Data for the task —
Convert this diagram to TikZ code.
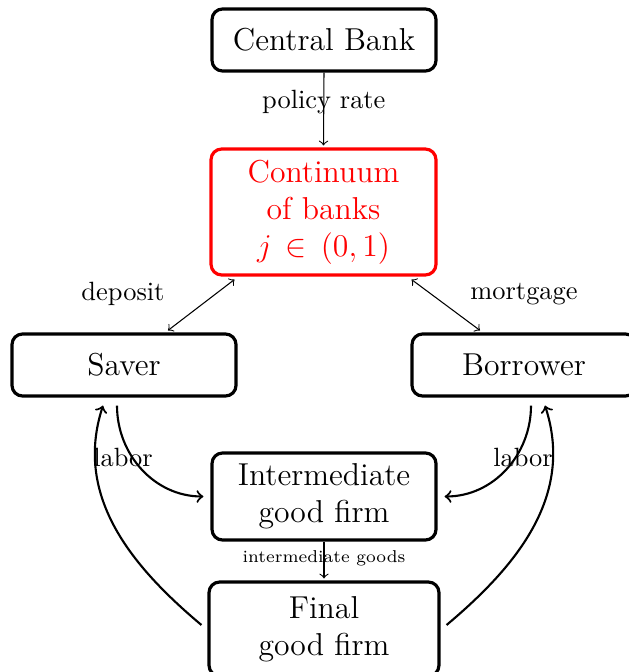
* * *
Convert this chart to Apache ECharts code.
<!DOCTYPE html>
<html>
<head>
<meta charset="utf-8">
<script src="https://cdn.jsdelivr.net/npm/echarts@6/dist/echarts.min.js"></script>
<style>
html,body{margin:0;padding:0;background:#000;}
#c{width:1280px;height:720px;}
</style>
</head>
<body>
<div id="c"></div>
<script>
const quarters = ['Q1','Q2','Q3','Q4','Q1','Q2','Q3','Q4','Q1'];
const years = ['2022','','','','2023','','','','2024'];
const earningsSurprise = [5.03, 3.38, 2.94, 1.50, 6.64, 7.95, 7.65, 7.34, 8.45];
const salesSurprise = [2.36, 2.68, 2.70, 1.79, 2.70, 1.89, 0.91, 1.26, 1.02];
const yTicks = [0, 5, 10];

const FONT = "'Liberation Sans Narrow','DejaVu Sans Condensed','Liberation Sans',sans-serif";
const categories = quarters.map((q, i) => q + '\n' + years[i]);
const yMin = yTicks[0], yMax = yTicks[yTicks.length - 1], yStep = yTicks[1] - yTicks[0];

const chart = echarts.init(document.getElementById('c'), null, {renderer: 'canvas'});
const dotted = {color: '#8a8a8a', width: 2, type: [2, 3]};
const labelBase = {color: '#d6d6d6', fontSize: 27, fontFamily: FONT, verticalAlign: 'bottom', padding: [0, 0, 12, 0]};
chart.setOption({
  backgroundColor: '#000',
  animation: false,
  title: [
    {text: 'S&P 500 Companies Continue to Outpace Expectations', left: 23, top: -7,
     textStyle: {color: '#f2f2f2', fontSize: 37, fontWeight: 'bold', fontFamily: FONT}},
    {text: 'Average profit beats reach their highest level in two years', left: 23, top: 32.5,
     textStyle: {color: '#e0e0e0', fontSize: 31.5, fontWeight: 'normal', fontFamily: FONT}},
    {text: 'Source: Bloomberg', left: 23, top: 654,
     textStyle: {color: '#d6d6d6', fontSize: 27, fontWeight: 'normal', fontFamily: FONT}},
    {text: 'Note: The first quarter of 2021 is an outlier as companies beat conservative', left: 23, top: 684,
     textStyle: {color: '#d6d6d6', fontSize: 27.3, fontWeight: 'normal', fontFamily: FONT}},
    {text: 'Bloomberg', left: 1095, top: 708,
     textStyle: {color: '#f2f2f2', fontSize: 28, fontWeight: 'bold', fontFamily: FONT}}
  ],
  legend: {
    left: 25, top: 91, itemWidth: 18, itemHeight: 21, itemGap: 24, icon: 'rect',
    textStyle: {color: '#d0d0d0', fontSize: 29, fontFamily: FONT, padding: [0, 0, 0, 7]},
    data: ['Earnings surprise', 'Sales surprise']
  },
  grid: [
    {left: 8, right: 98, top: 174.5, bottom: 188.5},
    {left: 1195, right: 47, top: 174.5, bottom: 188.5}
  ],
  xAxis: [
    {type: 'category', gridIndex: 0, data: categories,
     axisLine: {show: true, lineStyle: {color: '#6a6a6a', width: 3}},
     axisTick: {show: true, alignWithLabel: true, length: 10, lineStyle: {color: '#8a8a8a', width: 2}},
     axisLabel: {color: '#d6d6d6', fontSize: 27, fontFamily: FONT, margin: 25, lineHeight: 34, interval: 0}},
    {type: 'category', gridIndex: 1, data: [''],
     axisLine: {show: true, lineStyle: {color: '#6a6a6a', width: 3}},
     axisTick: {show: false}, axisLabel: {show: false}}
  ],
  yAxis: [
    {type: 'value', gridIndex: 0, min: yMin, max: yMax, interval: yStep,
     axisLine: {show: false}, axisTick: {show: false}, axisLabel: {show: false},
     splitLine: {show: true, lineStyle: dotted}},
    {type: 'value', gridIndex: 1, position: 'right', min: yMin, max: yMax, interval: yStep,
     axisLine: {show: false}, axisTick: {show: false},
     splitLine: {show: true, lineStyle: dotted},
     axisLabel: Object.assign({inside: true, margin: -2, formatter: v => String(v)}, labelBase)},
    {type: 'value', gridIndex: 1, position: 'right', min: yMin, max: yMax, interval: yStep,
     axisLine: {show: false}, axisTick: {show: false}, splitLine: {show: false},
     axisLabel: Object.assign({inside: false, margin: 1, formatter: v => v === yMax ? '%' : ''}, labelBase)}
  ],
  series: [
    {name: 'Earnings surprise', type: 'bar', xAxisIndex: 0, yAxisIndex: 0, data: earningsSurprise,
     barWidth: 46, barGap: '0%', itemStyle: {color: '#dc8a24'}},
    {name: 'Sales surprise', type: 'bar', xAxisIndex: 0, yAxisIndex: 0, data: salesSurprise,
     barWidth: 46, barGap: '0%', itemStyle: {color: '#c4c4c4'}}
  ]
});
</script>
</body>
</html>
==
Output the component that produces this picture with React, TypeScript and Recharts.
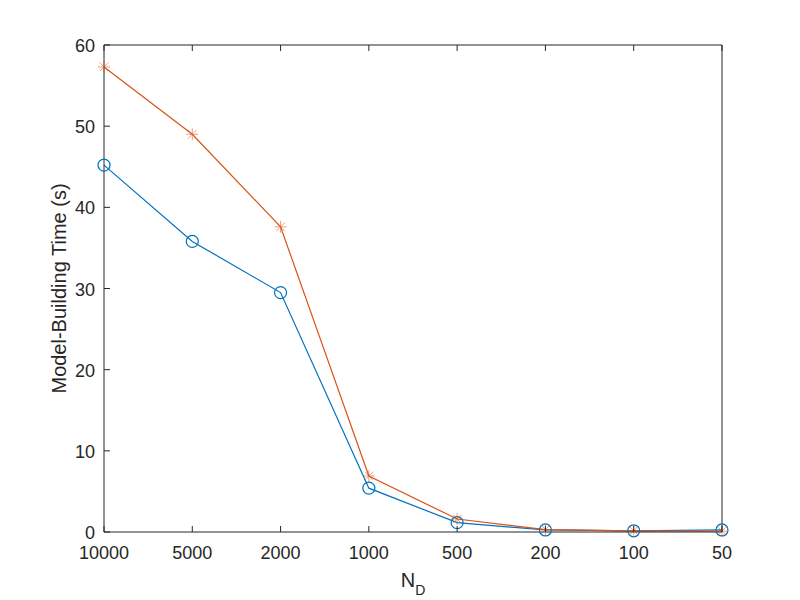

Work to be completed — From the records above, transcribe without alteration every line from the one with "Convert this chart to Apache ECharts code." to the one with "const yTicks = [0, 5, 10];", inclusive.

Task solution —
Convert this chart to Apache ECharts code.
<!DOCTYPE html>
<html>
<head>
<meta charset="utf-8">
<script src="https://cdn.jsdelivr.net/npm/echarts@6/dist/echarts.min.js"></script>
<style>
html,body{margin:0;padding:0;background:#000;}
#c{width:1280px;height:720px;}
</style>
</head>
<body>
<div id="c"></div>
<script>
const quarters = ['Q1','Q2','Q3','Q4','Q1','Q2','Q3','Q4','Q1'];
const years = ['2022','','','','2023','','','','2024'];
const earningsSurprise = [5.03, 3.38, 2.94, 1.50, 6.64, 7.95, 7.65, 7.34, 8.45];
const salesSurprise = [2.36, 2.68, 2.70, 1.79, 2.70, 1.89, 0.91, 1.26, 1.02];
const yTicks = [0, 5, 10];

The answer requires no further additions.